2012’de kurulan basit SHM, sürekli olarak faaliyette kaldı ve çatlak büyümesinin durdurulduğunu doğruladı. Giderek büyümeyen çatlaklarla, ek maliyetli onarımlar gereksiz görüldü.

Çatlak yer değiştirme ve sıcaklık verileri, KTC Uzaktan Köprü İzleme web sitesi aracılığıyla belirli bir süre için alınabilir. Şekil 13, 30 dakikalık deplasman veri aralığı ile 2017 verilerini göstermektedir. Maksimum ve minimum çatlak açıklıkları, sıcaklıklar ve ilgili tarihler de seçilen süre için web sitesinde tablo halinde verilmiştir.

Sonuçlar

Bu makale, Kentucky’de bulunan seçili 6 adet köprünün durumunu değerlendirmek için kullanılan SHM sistemlerinin performansını incelemiştir. Farklı SHM sistemlerinin kurulması, gelecekteki projelere uygulanabilecek SHM sistemlerinin planlanması, uygulanması ve bakımı hakkında değerli bilgiler sağlamıştır.

Altı projeden en iyi yatırım getirisinin, SHM enstrümantasyonunun odaklanmış ve sınırlı kapsamında tutulanından elde edildiği söylenebilir. Louisville’deki I-65 yüksek otobanının kısa süreli izlenmesi, araştırmacıların hasarlı açıklıklardaki hareket derecesini ölçmesine olanak tanıyan ve en iyi güçlendirme önleminin belirlenmesine yardımcı olan değerli veriler üretti.

Onarımın ardından yapılan izleme, güçlendirmenin etkinliğini değerlendirmek için faydalı oldu. I-275 köprüsündeki çatlakları izlemek için kullanılan ve çatlak eşik değerleri aşıldığında paydaşları uzaktan bilgilendiren sistem, kamu güvenliğinin korunmasına yardımcı oldu ve birkaç yıllık izleme sonrasında herhangi bir güçlendirme önlemi ihtiyacını ortadan kaldırdı. Her iki proje de köprü bakımı için çok uygun maliyetli çözümler sağlarken minimum sayıda sensör kullandı.

Bir SHM’nin planlama, uygulama ve izleme aşamalarında tüm paydaşlar arasındaki iletişim çok önemlidir. Trammel Creek SHM üzerindeki KY 100 Köprüsü, araştırmacılar, müteahhitler ve tasarım ve inşaat mühendisleri dahil olmak üzere birçok grup arasındaki mükemmel koordinasyon sayesinde başarılı oldu.
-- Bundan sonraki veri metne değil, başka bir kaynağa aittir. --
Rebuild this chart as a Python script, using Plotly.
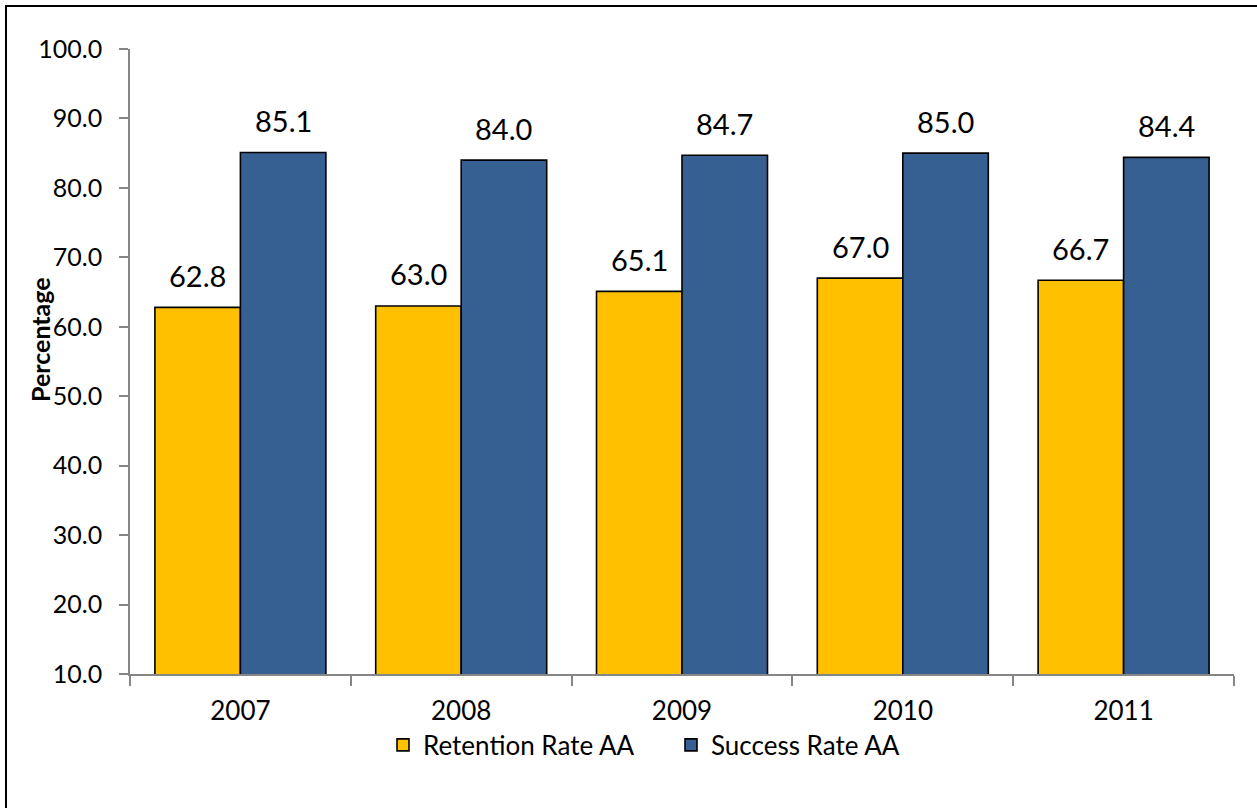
import plotly.graph_objects as go

# Yearly rates for AA students
years = ["2007", "2008", "2009", "2010", "2011"]
retention_rate = [62.8, 63.0, 65.1, 67.0, 66.7]
success_rate = [85.1, 84.0, 84.7, 85.0, 84.4]

FONT = "Lato"
YELLOW = "#FFC000"
BLUE = "#376092"
AXIS_GRAY = "#868686"

W, H = 1257, 808
M_L, M_R, M_T, M_B = 130, 23, 49, 134
plot_w = W - M_L - M_R
plot_h = H - M_T - M_B
BARGAP = 0.2255
bar_px = plot_w / len(years) * (1 - BARGAP) / 2

fig = go.Figure()
fig.add_trace(go.Bar(
    x=years, y=retention_rate, name="Retention Rate AA",
    marker=dict(color=YELLOW, line=dict(color="black", width=1.6)),
))
fig.add_trace(go.Bar(
    x=years, y=success_rate, name="Success Rate AA",
    marker=dict(color=BLUE, line=dict(color="black", width=1.6)),
))

# Value labels above each bar (x given as category index)
annotations = []
for series, shift in ((retention_rate, -bar_px / 2), (success_rate, bar_px / 2)):
    for i, v in enumerate(series):
        annotations.append(dict(
            x=i, y=v, xref="x", yref="y", text=f"{v:.1f}",
            showarrow=False, xshift=shift, yshift=32,
            yanchor="middle", xanchor="center",
            font=dict(family=FONT, size=29, color="black"),
        ))

# Rotated y-axis title
annotations.append(dict(
    x=(40 - M_L) / plot_w, y=(H - M_B - 340) / plot_h, xref="paper", yref="paper",
    text="<b>Percentage</b>", textangle=-90, showarrow=False,
    xanchor="center", yanchor="middle",
    font=dict(family=FONT, size=25, color="black"),
))

fig.update_layout(
    width=W, height=H,
    margin=dict(l=M_L, r=M_R, t=M_T, b=M_B, autoexpand=False),
    paper_bgcolor="white", plot_bgcolor="white",
    barmode="group", bargap=BARGAP, bargroupgap=0,
    font=dict(family=FONT, color="black"),
    annotations=annotations,
    showlegend=True,
    legend=dict(
        orientation="h", x=(383 - M_L) / plot_w, xanchor="left",
        y=-(745 - (H - M_B)) / plot_h, yanchor="middle",
        font=dict(family=FONT, size=26, color="black"),
        itemwidth=30, traceorder="normal", entrywidth=243,
        bgcolor="rgba(0,0,0,0)",
    ),
    shapes=[dict(
        type="rect", xref="paper", yref="paper",
        x0=(6 - M_L) / plot_w, x1=1.2,
        y0=-0.5, y1=1 + (M_T - 6) / plot_h,
        line=dict(color="black", width=2), fillcolor="rgba(0,0,0,0)",
        layer="below",
    )],
)

fig.update_xaxes(
    type="category", range=[-0.5, len(years) - 0.5],
    showline=True, linecolor=AXIS_GRAY, linewidth=1.5,
    ticks="outside", tickson="boundaries", ticklen=10, tickcolor=AXIS_GRAY,
    tickwidth=1.5, showgrid=False, zeroline=False,
    tickfont=dict(family=FONT, size=26, color="black"),
    ticklabelstandoff=13,
)
fig.update_yaxes(
    range=[10, 100], dtick=10, tick0=10, tickformat=".1f",
    showline=True, linecolor=AXIS_GRAY, linewidth=1.5,
    ticks="outside", ticklen=9, tickcolor=AXIS_GRAY, tickwidth=1.5,
    showgrid=False, zeroline=False,
    tickfont=dict(family=FONT, size=25, color="black"),
    ticklabelstandoff=12,
)

fig.write_html("out.html")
Bunun tersi bir durum ise, araştırma ekibi ile köprü bakım mühendisleri arasındaki zayıf iletişim nedeniyle, Tennessee Nehri köprüsü SHM projesi üzerindeki I-24 köprüsündeki genleşme derzlerinin değiştirilmesi sırasında veri kaybına neden oldu.

İhtiyat fonu (olması muhtemel zararları karşılamak için ayrılmış fon), başarılı bir uzun vadeli SHM için gereklidir ve mevcudiyeti finansman kuruluşuna ve fon / hibe türüne bağlı olabilir. Köprü izleme verilerini toplamak için kullanılan araçların çoğunun periyodik olarak değiştirilmesi gerekebilir. US 60 köprüsü üzerinden I-64 üzerinde gerçekleştirilen köprü izleme durumunda olduğu gibi, şimşek veya diğer yıkıcı doğa olaylarına maruz kalırsa, tüm bir veri toplama sisteminin değiştirilmesi gerekebilir. Her durumda büyük ekipman yenileme alımları mümkün olmasa da, KYTC tüm uzun vadeli köprü izleme projelerini sürdürmek için kullanılan yıllık bir finansman kaynağı oluşturmuştur.

Aşırı olay (extreme) SHM, güvenliği artırır ve uygun şekilde uygulandığında uygun maliyetli bakım seçenekleri sunar. US 60 üzerinden I-64 Köprüsü ve Ohio Nehri üzerindeki NB US 41 köprüsünde SHM’nin başarılı bir şekilde uygulanması, periyodik köprü denetimlerine kadar fark edilmeyen çarpmalardan kaynaklanan hasarları önleyecekti. Ohio Nehri üzerindeki I-275 köprüsü için belirlenen çatlak eşiği sınırları, KYTC personeline periyodik teftişlerin yerini alan etkili bir araç sağladı. Hasarı gerçek zamanlı olarak belirlemek ve ölçmek, yıkıcı arızalardan kaçınma olasılığını önemli ölçüde artırır.

Kentucky’deki köprüler üzerinde yürütülen SHM, köprülerin ömrünü uzatmak ve anında müdahale ve karar verme için araçlar sağlamak için ekonomik ve etkili bir yöntem olduğunu kanıtladı. Hizmet ömrünün uzatılması, doğrudan olaylara anında yanıt verebilmekten ve yenileme gerektiren herhangi bir hasarı tespit etmekten kaynaklanmaktadır.